Syphilis: A Bacterial Infection

Syphilis is a sexually transmitted infection (STI) caused by bacteria Treponema pallidum. The bacteria penetrate through mucous membrane chafed skin. The highly infectious disease is transmitted during sexual intercourse, through blood transfusion, or from mother to fetus in the womb during pregnancy. When left untreated, syphilis can cause irreversible damage to the body tissue, nerves, and brain. Men are more vulnerable to contracting this infection than women, and it affects people aged 15 to 39 years more often. There are three stages of syphilis: primary, secondary, and tertiary. If someone has been infected with the bacteria and develops syphilis for less than a year, a single dose of penicillin is enough to cure the disease. For those who are allergic to this antibiotic, doxycycline, erythromycin, or tetracycline are commonly prescribed. For the tertiary stage of syphilis, more doses and a longer therapy course is required.


Overview of Syphilis

Syphilis is a highly contagious sexually transmitted infection (STI) that is spread primarily through vaginal, oral, and anal sex. This disease causes sores to form on the mouth, genitalia, or anus, which often go unrecognized. Any contact with a contagious lesion can result in contraction of the infection. Pregnant women with syphilis can spread the bacteria to unborn babies, a condition called congenital syphilis. Syphilis is not spread by door knobs, toilet seats, hot tubs, swimming pools, sharing clothing, or eating utensils.

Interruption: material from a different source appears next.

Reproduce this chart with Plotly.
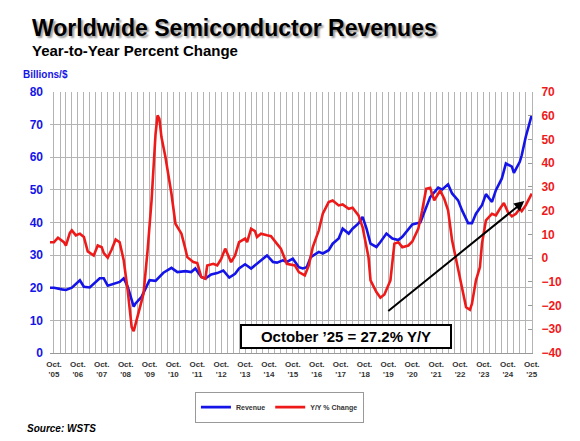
import plotly.graph_objects as go

# ---------------- data ----------------
rev_dates = [
    "2005-08", "2005-10", "2006-02", "2006-04", "2006-07", "2006-11", "2007-01", "2007-04",
    "2007-09", "2007-11", "2008-01", "2008-04", "2008-07", "2008-09", "2008-11", "2009-02",
    "2009-03", "2009-06", "2009-08", "2009-10", "2010-01", "2010-05", "2010-09", "2010-12",
    "2011-04", "2011-07", "2011-09", "2011-12", "2012-02", "2012-05", "2012-08", "2012-11",
    "2013-02", "2013-05", "2013-07", "2013-10", "2014-01", "2014-04", "2014-07", "2014-09",
    "2014-12", "2015-02", "2015-05", "2015-07", "2015-10", "2016-01", "2016-03", "2016-05",
    "2016-07", "2016-11", "2017-01", "2017-04", "2017-06", "2017-09", "2017-11", "2018-02",
    "2018-04", "2018-07", "2018-09", "2018-11", "2019-01", "2019-04", "2019-06", "2019-09",
    "2019-12", "2020-03", "2020-05", "2020-08", "2020-10", "2021-02", "2021-04", "2021-07",
    "2021-11", "2022-01", "2022-04", "2022-06", "2022-09", "2022-11", "2023-02", "2023-04",
    "2023-06", "2023-09", "2023-11", "2024-02", "2024-04", "2024-07", "2024-09", "2024-12",
    "2025-01", "2025-04", "2025-05", "2025-07", "2025-10",
]
rev_values = [
    20.0, 20.0, 19.5, 19.3, 20.0, 22.3, 20.3, 20.1,
    22.9, 22.9, 20.6, 21.3, 21.8, 22.9, 20.3, 14.2,
    15.2, 17.2, 19.8, 22.3, 22.1, 24.6, 26.1, 24.8,
    25.1, 24.8, 25.9, 23.3, 22.8, 24.1, 24.5, 25.3,
    23.1, 24.3, 25.9, 27.2, 25.9, 27.4, 28.9, 29.9,
    27.9, 27.7, 28.4, 27.9, 28.9, 26.3, 25.9, 26.3,
    29.4, 31.0, 30.5, 31.5, 33.5, 35.1, 38.1, 36.6,
    38.1, 39.7, 41.7, 38.1, 33.5, 32.5, 34.0, 36.6,
    35.1, 34.6, 35.6, 38.1, 39.4, 40.0, 43.2, 47.8,
    50.7, 50.1, 51.7, 48.9, 46.8, 43.7, 39.8, 39.8,
    42.7, 45.3, 48.7, 46.3, 49.9, 53.5, 58.1, 57.1,
    55.2, 58.6, 60.6, 66.2, 72.9,
]

yoy_dates = [
    "2005-08", "2005-10", "2005-12", "2006-02", "2006-03", "2006-04", "2006-06", "2006-07",
    "2006-09", "2006-11", "2007-01", "2007-03", "2007-06", "2007-08", "2007-10", "2007-11",
    "2008-01", "2008-03", "2008-05", "2008-07", "2008-09", "2008-11", "2009-01", "2009-02",
    "2009-03", "2009-05", "2009-07", "2009-09", "2009-11", "2010-01", "2010-02", "2010-03",
    "2010-04", "2010-06", "2010-09", "2010-11", "2010-12", "2011-02", "2011-04", "2011-05",
    "2011-08", "2011-10", "2011-12", "2012-02", "2012-03", "2012-06", "2012-08", "2012-10",
    "2012-12", "2013-01", "2013-03", "2013-05", "2013-07", "2013-10", "2013-11", "2014-01",
    "2014-03", "2014-04", "2014-06", "2014-09", "2014-11", "2015-02", "2015-04", "2015-07",
    "2015-09", "2015-11", "2016-01", "2016-04", "2016-06", "2016-08", "2016-11", "2017-01",
    "2017-04", "2017-06", "2017-09", "2017-11", "2018-02", "2018-04", "2018-07", "2018-09",
    "2018-12", "2019-01", "2019-04", "2019-06", "2019-08", "2019-11", "2020-01", "2020-03",
    "2020-05", "2020-08", "2020-10", "2021-01", "2021-03", "2021-05", "2021-07", "2021-09",
    "2021-10", "2021-12", "2022-02", "2022-04", "2022-06", "2022-09", "2022-11", "2023-01",
    "2023-03", "2023-04", "2023-06", "2023-08", "2023-09", "2023-11", "2024-02", "2024-04",
    "2024-06", "2024-08", "2024-10", "2024-12", "2025-02", "2025-04", "2025-05", "2025-07",
    "2025-10",
]
yoy_values = [
    6.7, 6.7, 8.6, 7.1, 6.7, 5.3, 10.6, 11.7,
    9.6, 10.3, 8.9, 2.8, 1.1, 5.3, 4.6, 2.1,
    0.2, 3.6, 7.8, 6.7, -0.9, -13.6, -29.1, -30.8,
    -27.7, -22.0, -15.0, 3.2, 24.3, 52.4, 60.1, 58.7,
    51.0, 42.6, 27.1, 14.5, 13.1, 10.3, 4.0, 0.4,
    -1.7, -2.1, -8.0, -8.7, -3.1, -2.4, -3.1, -0.3,
    4.0, 1.8, -1.7, 1.1, 6.7, 8.2, 6.7, 12.4,
    11.4, 8.9, 10.3, 9.6, 9.2, 6.0, 4.0, -2.4,
    -2.7, -3.1, -5.9, -7.3, -3.1, 4.6, 11.7, 18.7,
    23.6, 24.3, 22.2, 22.6, 20.8, 21.2, 18.0, 13.1,
    0.4, -9.4, -14.3, -16.7, -15.3, -9.4, 6.1, 6.7,
    4.6, 5.3, 7.0, 12.4, 20.1, 29.2, 29.6, 24.3,
    25.7, 28.5, 25.0, 20.1, 7.5, -5.2, -13.6, -20.7,
    -21.8, -19.2, -9.4, -3.8, 6.1, 15.9, 18.7, 18.0,
    20.8, 23.2, 19.4, 17.6, 18.7, 20.8, 19.8, 22.2,
    27.2,
]

tick_dates = ["2005-10", "2006-10", "2007-10", "2008-10", "2009-10", "2010-10", "2011-10",
              "2012-10", "2013-10", "2014-10", "2015-10", "2016-10", "2017-10", "2018-10",
              "2019-10", "2020-10", "2021-10", "2022-10", "2023-10", "2024-10", "2025-10"]
tick_labels = ["Oct.<br>'05", "Oct.<br>'06", "Oct.<br>'07", "Oct.<br>'08", "Oct.<br>'09",
               "Oct.<br>'10", "Oct.<br>'11", "Oct.<br>'12", "Oct.<br>'13", "Oct.<br>'14",
               "Oct.<br>'15", "Oct.<br>'16", "Oct.<br>'17", "Oct.<br>'18", "Oct.<br>'19",
               "Oct.<br>'20", "Oct.<br>'21", "Oct.<br>'22", "Oct.<br>'23", "Oct.<br>'24",
               "Oct.<br>'25"]

# ---------------- styling ----------------
FONT = "Liberation Sans, Arial, Helvetica, sans-serif"
BLUE = "#1414e8"
RED = "#ee1a1a"
GRID = "#b4b4b4"

fig = go.Figure()
fig.add_trace(go.Scatter(x=rev_dates, y=rev_values, name="Revenue", mode="lines",
                         line=dict(color=BLUE, width=2.6), yaxis="y"))
fig.add_trace(go.Scatter(x=yoy_dates, y=yoy_values, name="Y/Y % Change", mode="lines",
                         line=dict(color=RED, width=2.6), yaxis="y2"))

# the page body adds an 8px offset, so the figure is 8px smaller than the window
fig.update_layout(
    width=572, height=433,
    margin=dict(l=42, r=48, t=84, b=88),
    paper_bgcolor="white", plot_bgcolor="white",
    font=dict(family=FONT),
    showlegend=True,
    legend=dict(orientation="h", x=0.476, xanchor="center", y=-0.148, yanchor="top",
                font=dict(family=FONT, size=7, color="#333", weight="bold"),
                bordercolor="#999", borderwidth=1, bgcolor="white",
                itemwidth=30),
    xaxis=dict(type="date", range=["2005-08-01", "2025-10-05"],
               tickmode="array", tickvals=tick_dates, ticktext=tick_labels,
               tickfont=dict(family=FONT, size=8, color="#333", weight="bold"),
               showgrid=True, gridcolor=GRID, gridwidth=1,
               minor=dict(dtick="M3", tick0="2005-10-01", showgrid=True,
                          gridcolor=GRID, gridwidth=1),
               showline=True, linecolor="#999", linewidth=1,
               ticks="", ticklabelstandoff=3, zeroline=False),
    yaxis=dict(range=[0, 80], dtick=10, showgrid=True, gridcolor=GRID, gridwidth=1,
               tickfont=dict(family=FONT, size=12, color=BLUE, weight="bold"),
               zeroline=False, showline=False, ticks="", ticklabelstandoff=6),
    yaxis2=dict(range=[-40, 70], dtick=10, overlaying="y", side="right", showgrid=False,
                tickfont=dict(family=FONT, size=12, color=RED, weight="bold"),
                zeroline=False, showline=True, linecolor=GRID, linewidth=1,
                ticks="inside", ticklen=4, tickcolor="#999", ticklabelstandoff=6),
)

annotations = [
    dict(text="Worldwide Semiconductor Revenues", x=-0.0425, y=1.245,
         xanchor="left", yanchor="middle",
         font=dict(family=FONT, size=23, color="black", weight="bold",
                   shadow="2px 2px 2px #9a9a9a")),
    dict(text="Year-to-Year Percent Change", x=-0.0405, y=1.159,
         xanchor="left", yanchor="middle",
         font=dict(family=FONT, size=15, color="black", weight="bold")),
    dict(text="Billions/$", x=-0.060, y=1.066, xanchor="left", yanchor="middle",
         font=dict(family=FONT, size=10, color=BLUE, weight="bold")),
    dict(text="Source: WSTS", x=-0.052, y=-0.289, xanchor="left", yanchor="middle",
         font=dict(family=FONT, size=10, color="black", weight="bold", style="italic")),
    dict(text="October \u201925 = 27.2% Y/Y", x=0.615, y=0.064,
         xanchor="center", yanchor="middle", width=206, height=19,
         bgcolor="white", bordercolor="black", borderwidth=2, borderpad=1,
         font=dict(family=FONT, size=15, color="black", weight="bold")),
    dict(text="", x=0.984, y=0.582, ax=-137.5, ay=111.2, axref="pixel", ayref="pixel",
         showarrow=True, arrowhead=2, arrowsize=1, arrowwidth=2, arrowcolor="black",
         standoff=0),
]
for a in annotations:
    a.setdefault("xref", "paper")
    a.setdefault("yref", "paper")
    a.setdefault("showarrow", False)
fig.update_layout(annotations=annotations)

fig.write_html("out.html")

Incidence and Prevalence of Syphilis

Syphilis occurs more often in men and women aged 15 to 39 years. It was once a serious public health threat because it causes serious long-term health problems like brain damage and blindness. In the 1940s, penicillin was developed and found to treat this condition. According to the CDC, the rate of syphilis has greatly declined from 1941 to 2000. There was a gradual rise from 2000 to 2006, with over 36,000 cases report in 2006.

Cause of Syphilis

The bacterium that causes syphilis is Treponema pallidum, which penetrates through the mucous membrane of chafed skin or skin tears. T. pallidum is a highly infectious microorganism that is present on a skin lesion, which develops at the inoculation site. Any contact with this lesion could result in infection. Syphilis is spread during sexual activity (anal, oral, and vaginal), through blood transfusions, or from a mother to the fetus during pregnancy.

Stages of Syphilis

There are three distinct stages of syphilis. These include:

  • Primary Stage. The primary stage starts with a sore at the site of inoculation or exposure. This lesion is called a chancre (pronounces shanker). It typically appears as a craterlike sore on the genitalia, although it can occur on other parts of the body. The disease is transmitted by direct contact with the chancre, which appears three to four weeks post-exposure and heals after one week.
  • Secondary Stage. The secondary stage develops four to ten weeks after the chancre appears. It often resembles several other illnesses and will not go away without antibiotic treatment. Symptoms and signs of this stage include fever, muscle aches, joint pain, sore throat, headache, rash on the entire body (even palms and soles), decreased appetite, patchy hair loss, and enlarged lymph nodes.
  • Tertiary Stage. The tertiary stage develops during the first or second year of the infection and is characterized by occasional episodes of secondary stage symptoms. Around one third of people with syphilis develop tertiary stage disease.

Diagnosis and Treatment

Syphilis can resemble other diseases and illnesses, so the doctor must carefully assess and evaluate the symptoms and take a medical and sexual history. The doctor will ask questions concerning the progression of the rash, the onset of the illness, and so on. Blood testing is key to diagnosis, which consists of all or any of the following:

  • RPR (rapid plasma reagent).
  • VDRL (venereal disease research laboratory).
  • FTA-ABS (fluorescent treponemal antibody absorption).
  • MHA-TP (microhemagglutination assay forT. pallidum).

Treatment involves a single injection of penicillin. People who are allergic to penicillin and not pregnant can receive oral antibiotics, such as doxycycline, erythromycin, or tetracycline. For latent stage syphilis, or those who are not sure how long they have had the infection, treatment involves three injections of penicillin, given one week apart. Those allergic to penicillin receive a long course of antibiotics by mouth. When the syphilis advances and there is brain involvement (neurosyphilis), treatment involves intravenous penicillin every four hours for two weeks. An alternative treatment is probenecid four times each day for two weeks. Pregnant women should have penicillin as well, unless an allergy exists.


After treatment, the doctor requires that an infected person does not have sexual activity until the doctor confirms by blood testing that the person is no longer contagious. This may take up to three months, so it is advisable that all sexual partners and close contacts be screened for syphilis. People treated for syphilis must have repeat blood tests at three, six, and twelve months, whereas people with neurosyphilis need repeat blood tests and spinal fluid evaluations every six months for at least three years.